In future we will enlist housewives also to provide for 'special requests' like Andhra food etc. We will provide raw materials and pay them a fee for cooking.
We are both 26 years old. The dream is professionalise meal services in the whole of India. Companies today have fancy canteens but their khana is pathetic. First 3 days you are excited with the glass and fabcy varieties but it all tastes the same.
We design our menus along with the cooks and promise 'no repeat' for 30 days. or money back. We take weekly customer feedbcak. Like many people said khana garam hona chahiye so we started packing food while it was still on the gas. We got demand for regional dishes like dal baati and also parathas, chhole bhature etc which we provide once a week.
The most amazing thing is the support the people working with us have given. "Inhi ki duaon se ham aagey bade hain".
Initially we promised them Rs 1800 and that too we did not pay for 4 months. And they never complained. They would get up in the morning at 7 am, then make two times ka khana, undertake delivery etc. So much hard work and no complaints.
Today we pay our cooks Rs 6000 and of course provide food, acco and mattresses etc. We feel proud that Mom's Kitchen is supporting 25 families. "Koi 5th std pass hai, koi 4 th std pass hai." They may be uneducated but they are not dumb. We constantly ask for suggestions and feedback thru a letterbox at each centre.
Also Sunday sessions where we feast together and even encourage them to discuss their personal/ inter personal problems. There is no 'sir' here, no maalik everyone is a bhaiyya. IN return we address them with izzat also eg Dubeji. We show them motivational movies like Boxer, Guru.
Woh customers se pyaar se baat karte hain, even if they are occassionally blasted by someone.
Extras we do for our customers: If someone makes a special request like 2 rotis extra we give it to them. We pack rotis in alumnium foil and some things in disposables. We're trying to build an assembly line for packing.
We are trying to check which process causes delay, how to speed it up etc. We are very quality conscious. Once the bhaturas cracked and we phoned up all customers and informed them we could not deliver the food that day. Was it necessary? We feel with food you have to be very careful. Poor word of mouth can destroy your brand name.

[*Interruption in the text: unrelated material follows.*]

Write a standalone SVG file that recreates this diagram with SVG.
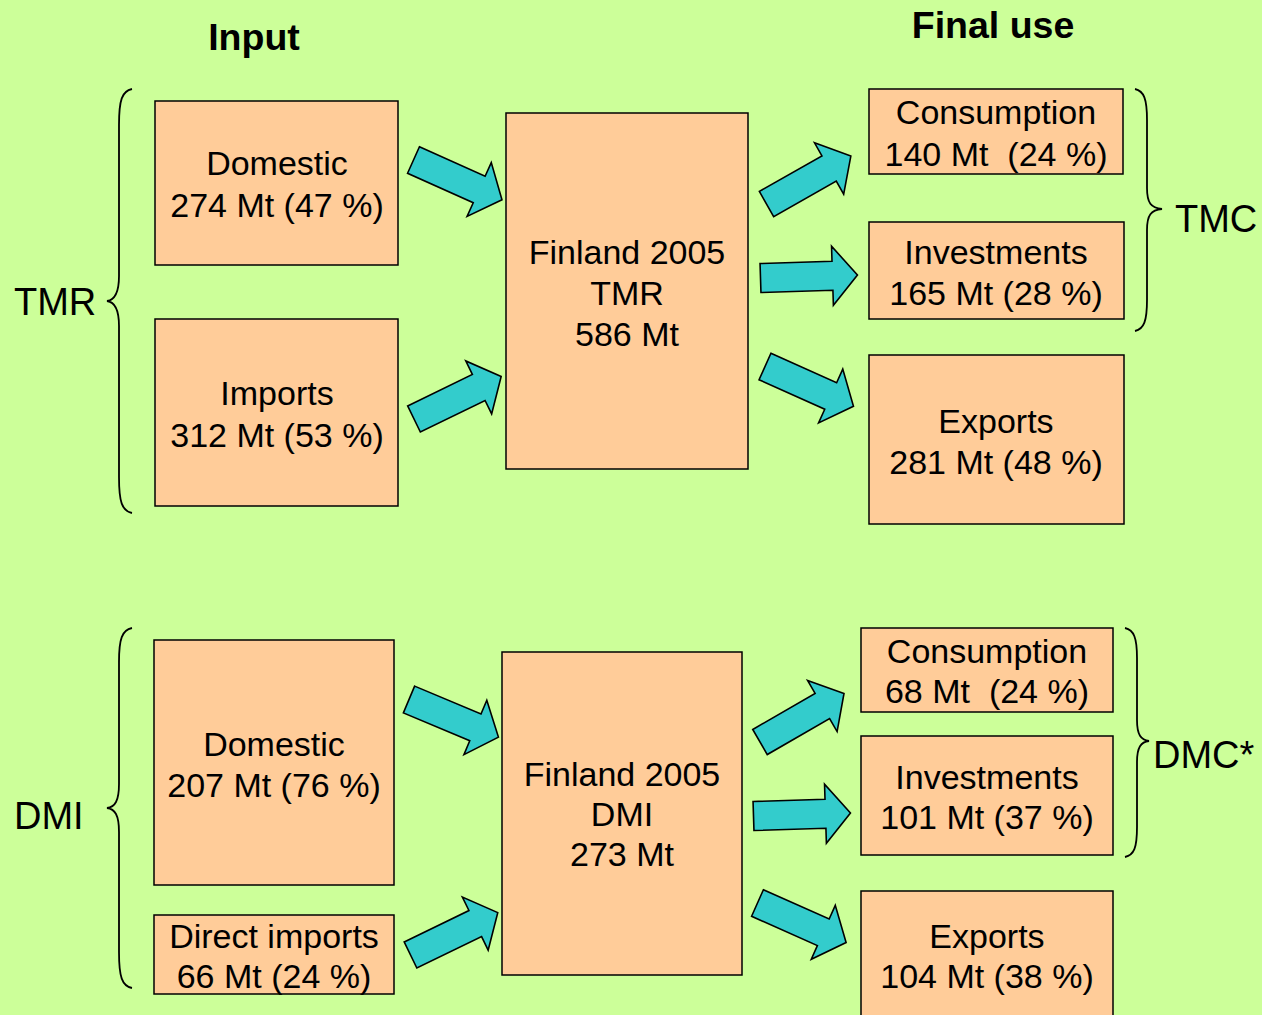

Right now abt 60-70- people order both times,mainly senior citizens. IT guys mainly order dinners. We may do company catering later but perhaps under a different brand name.
We tell our cooks: Subah naha ke pooja karke khana banaiye. We're planning to introduce them to yoga also. A person in a nsaty mood can't cook well can he? Remember how your mom cooked after fighting with dad?
We also had a peculiar situation where one kid preferred Mom's Kitchen food to his own mom's food because we had variety. We had to go and convince him, "Beta ma ke haath ka khana hi best hai."
The idea is simple and the case for such a service strong. But to make a success of it operationally the big challenge. And that has been cracked by Mom's Kitchen.
It's a tough business: daily production, finicky customers, tricky delivery logistics but through a mix of inventiveness and doggedness Ashwini and Vinamra have fashioned a workable system. And replicated it at a seocnd location.
Key to their success has been the bonding they've created with the workers. Something they instinctively embraced because it was the right thing and the smart thing to do. A lesson in that for many would be entrepreneurs!
Also good to see techies involved in such a hands-on business.
Mom's Kitchen got a canny feel for the market as well. A budget version of the dabba was introduced esp. for students @ Rs 25. It has everything except foil packaging and raita!
At current order levels Mom's Kitchen will do Rs 65 lakhs worth of business in the coming year. Probably more, with expansion in Pune as well as Chennai on the cards.